Skagit River Poetry Festival
May 8, 2016
It only happens every other year and it’s coming right up. So in case you haven’t put it on your schedule or purchased your tickets, here’s the full text of the recent press release for the Skagit River Poetry Festival, May 19-22, 2016, in La Conner, Washington:
This year brings a world of fresh, provocative voices to the Skagit River Poetry Festival, May 19-22 in the historic town of La Conner. The celebrated four-day event, with performances, readings, workshops, and discussions, features some of the most renowned and diverse names in poetry, including Pushcart Prize winner Naomi Shihab Nye, an Arab-American writer described as “international in scope and internal in focus.”
The festival opens with a literary bang on Thursday, May 19, when celebrated spoken word poets take the stage in a program called “Wake Up. Speak Out,” challenging and provoking audiences with new poetic ideas and forms. Participants include Jeanann Verlee, who has represented New York City ten times at the National Poetry Slam; Jamaal May, Detroit poet and filmmaker; Bangladeshi-American poet and spoken-word artist Tarfia Faizullah; Daemond Arrindell, curator of the Seattle Poetry Slam; and Seattle Grand Slam champion Matt Gano, emcee of this event. The popular Northwest band Rabbit Wilde will provide the musical stomp.
Over the next two days, the festival presents some of the most thoughtful voices in contemporary poetry, reflecting cultures from around the world. The lineup includes:
- Natalie Diaz, a member of the Mojave and Pima Indian tribes, and former professional basketball player
- Aimee Nezhukumatathil, who writes at the intersection of Filipino, Indian, and American cultures
- Norman Fischer, Zen Buddhist priest and poet
- Lorna Dee Cervantes, a major voice in contemporary Chicana literature
- Garrett Hongo, celebrated Japanese-American poet
Top Northwest poets on the bill include Catherine T. MacArthur Foundation fellow Richard Kenney from Port Townsend; Canadian musician, philosopher, and award-winning poet Jan Zwicky; and Washington State’s new Poet Laureate, Tod Marshall, a professor at Gonzaga University dedicated to bringing humanities to underserved populations. “Poetry matters — not just to poets, professors, and students: poetry matters to everyone,” said Marshall.
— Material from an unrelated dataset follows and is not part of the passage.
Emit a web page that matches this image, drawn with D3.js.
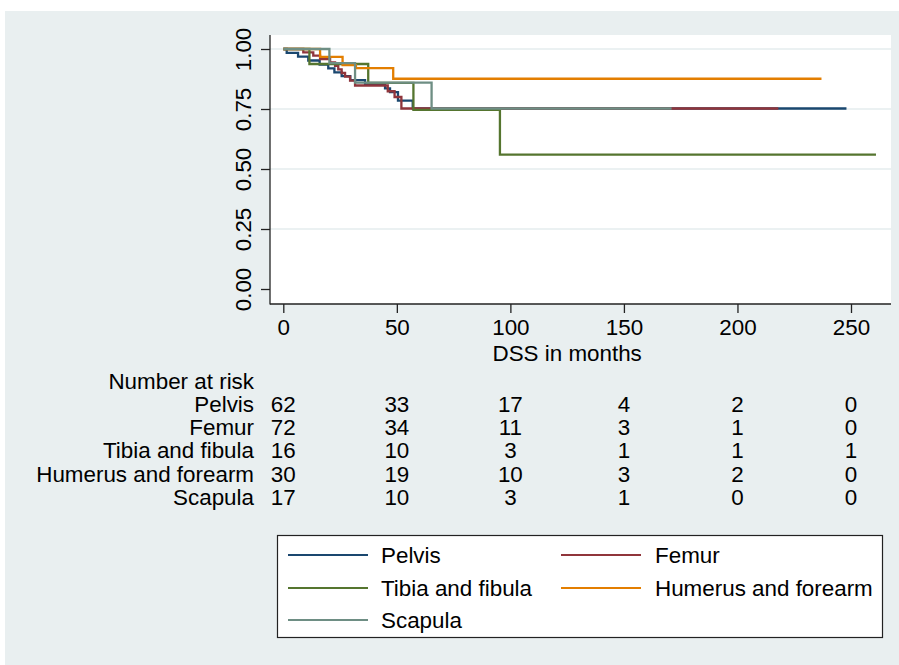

Special events include a Thursday night Poet’s Soiree extravaganza preceding the “Wake Up. Speak Out” program. This mixer includes wine and delicious locally sourced hors d’oeuvres, along with the chance to meet the poets one-on-one.
Back this year are popular Sunday writing workshops with festival poets, including sessions on “Found Poetry,” “Poetry and Silence,” and “Invoking Magic” with Jeanann Verlee. Poet Tim McNulty leads a special three-hour session on nature writing that takes participants outdoors with their journals, and Kevin Craft, editor of Poetry Northwest, offers attendees tips on writing and getting published. New this year are individual consultations with festival poets. Writers can have a poem critiqued in a 20-minute session for $20.
Tickets to all festival events, including all-festival passes, are on sale at Brown Paper Tickets. You can also go to the Festival website for a direct link and description. Special discounts are available for students with ID and seniors over 65. Unless sold out, tickets will also be available at the door.
The biennial festival takes place in venues throughout La Conner, which is transformed by poetry for four days. “The festival turns La Conner into a town filled with poetry, from its churches to its museums, its community center, and its bed and breakfasts,” says poet Susan Rich. “Where else can a person sleep, eat, live, and breathe poetry for a spring weekend?”
The festival, one of the largest celebrations of poetry on the West Coast, is put on by the Skagit River Poetry Foundation, a non-profit organization that brings poets into school classrooms year-round to promote literacy, an appreciation of language, and youth participation in culturally diverse communities. All proceeds benefit the foundation’s mission to support lifelong literacy and cultural diversity through the writing, reading, performing, and teaching of poetry in Northwest Washington schools and communities.